「いつ書かれたか」より
「いつ出会うか」が大切
──情報があふれ、社会がどんどん変化するなかでも、こうした古典をベースにした本が広く求められています。古典の魅力とは何だと思いますか?
古賀 古典のいいところは、「時間というフィルターがつまらないものを除去している」という点にあります。駄作は淘汰されていくんだから、いま残っている100年前の本は、本来おもしろいに決まっているんです。
だから大切なのは、それが「いつ書かれたか」ではなく、一人ひとりがその作品に「いつ出会うか」。たとえば、僕がアドラーの存在を知ったのは1999年。20代後半だった僕が、1937年に没したアドラーと60年以上の年月を経てたまたま出会い、新鮮なショックを受けたわけです。同じように、今年はじめて夏目漱石と出会い、衝撃を受けた中学生だってきっといるでしょう。それがその子のタイミングだったんですね。
岸見 それはよくわかります。私も子どもが生まれるまで、アドラーなんてまったく知りませんでした。自分の子とかかわる中で悩んでしまったとき、友人に「読んでみたら」と手渡されたのがアドラーの『子どもの教育』だったのです。タイトルを見て「教育学か心理学の本だろうな」と思いつつ読み始めたのですが……これがまさに、哲学の本だった。「いかに生きるべきか」が語られていて、驚きました。
古賀さんのおっしゃるとおり、本との出会いにはタイミングがあります。私だって、ちょうどあの時期だったからこそアドラーの言葉が強く心に響いた。『嫌われる勇気』を読んで「アドラーの考え方を10年前に知りたかった」と言われる方はとても多いですが、10年前だったらそれほど響かなかったかもしれません。「もっと早く知りたかった」と思われる方ほど、「いま」が出会うべきタイミングだったのです。
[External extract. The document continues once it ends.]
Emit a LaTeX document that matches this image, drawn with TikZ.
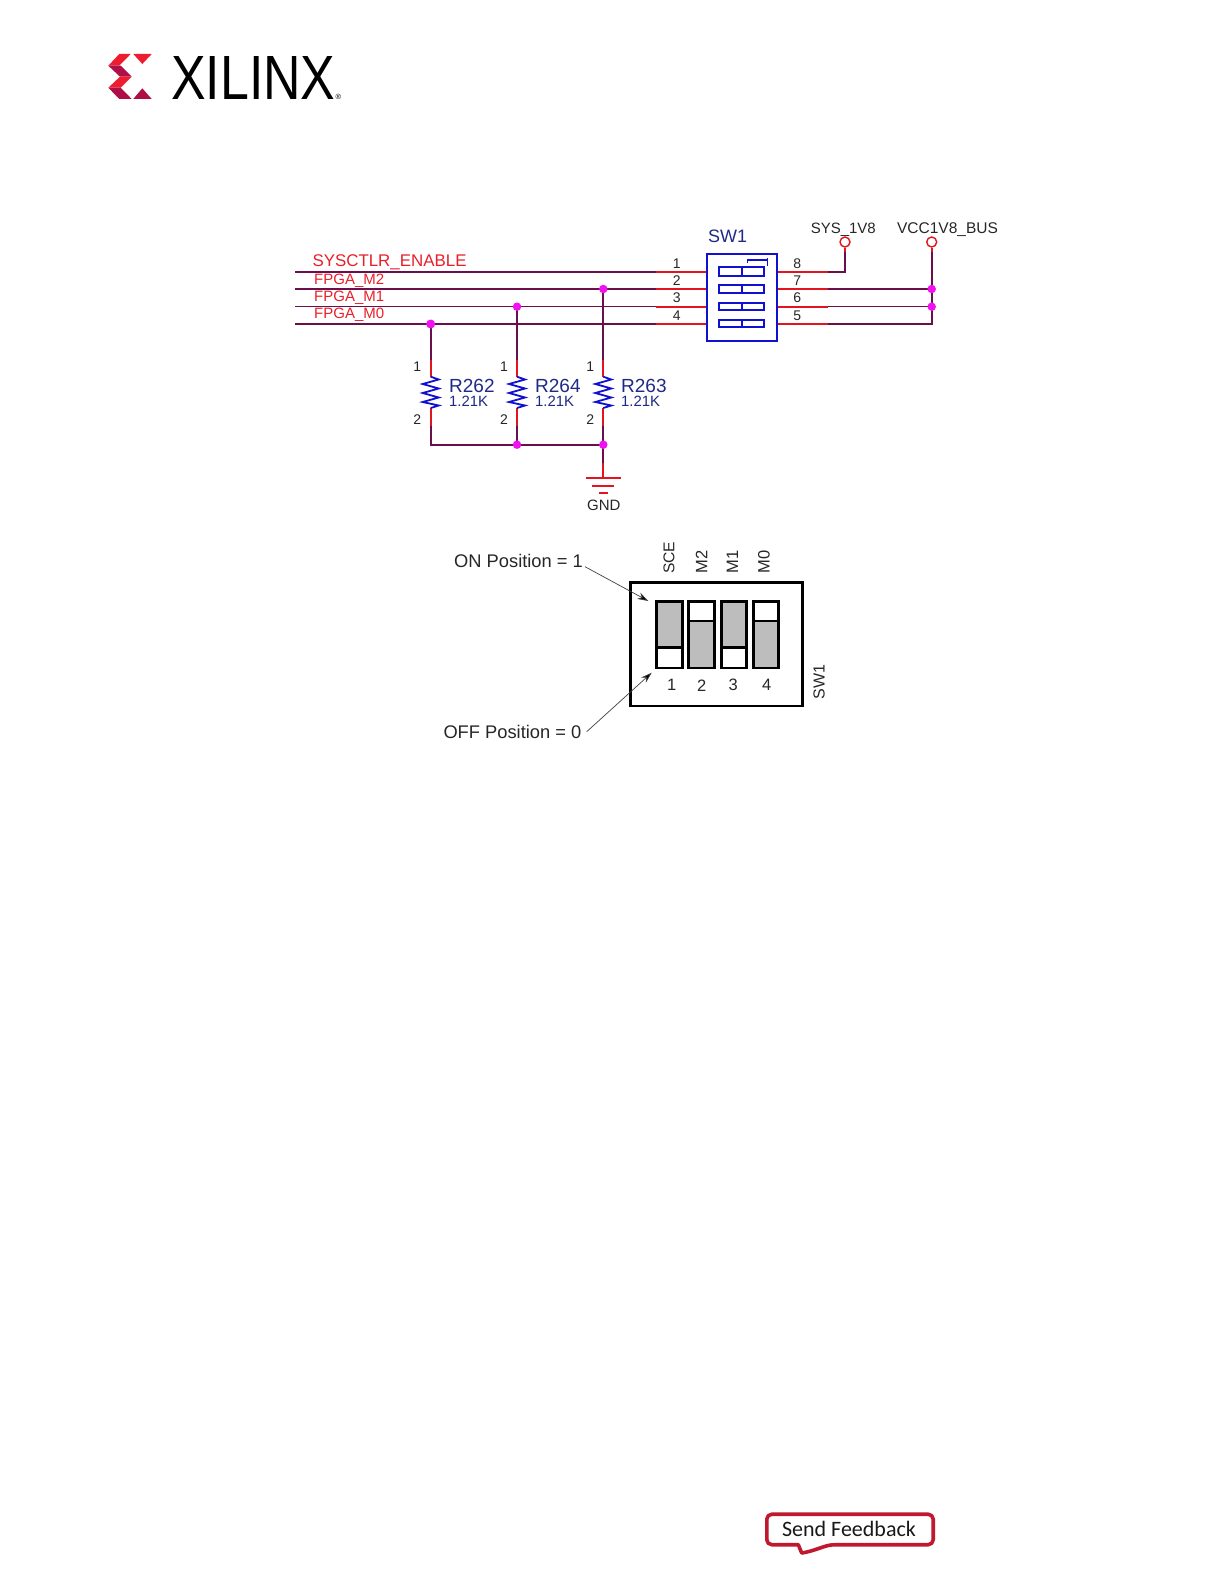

柿内 僕がはじめて古典らしきものに出会って衝撃を受けたのは、中学1年のときに見た1957年の映画『十二人の怒れる男』ですね。深夜テレビでたまたま放送していたんですが、冒頭のシーンをちらっと観たら……次の瞬間には終わっていて。気づかないうちに引き込まれていたんです。あまりにおもしろくて、もう一度観たくて、次の日すぐにレンタルビデオ屋に走りました。
それまで僕は、最新ハリウッド映画ばかり観ていました。「新しいもの=いいもの」「古いもの=ダメなもの」だと思い込んでいた。でも、そのとき純粋に「いいものはいい、ダメなものはダメ」だと気づいたわけです。本だって同じです。本質が捉えられていれば、書かれた時代は関係ないでしょう。
古賀 そして、本質的かつ普遍的な作品こそ、本(書籍)として読みたいと思ってもらえます。情報の鮮度で争ったら、本はウェブに勝てっこありません。「これから何がくる」とか「なにが流行っている」といった、明日に役立つティップスはウェブのほうが向いている。
じゃあ、どんなテーマなら本で読みたいか?やっぱり、人類が何百年と悩み続けていること、いまだ解けない課題——つまり「古典」が扱っているようなテーマだろうな、と。こういう長考を要するような重たいテーマは、ウェブでは逆にウケなかったりするじゃないですか。こうして、コンテンツは棲み分けられていくんじゃないかと思っています。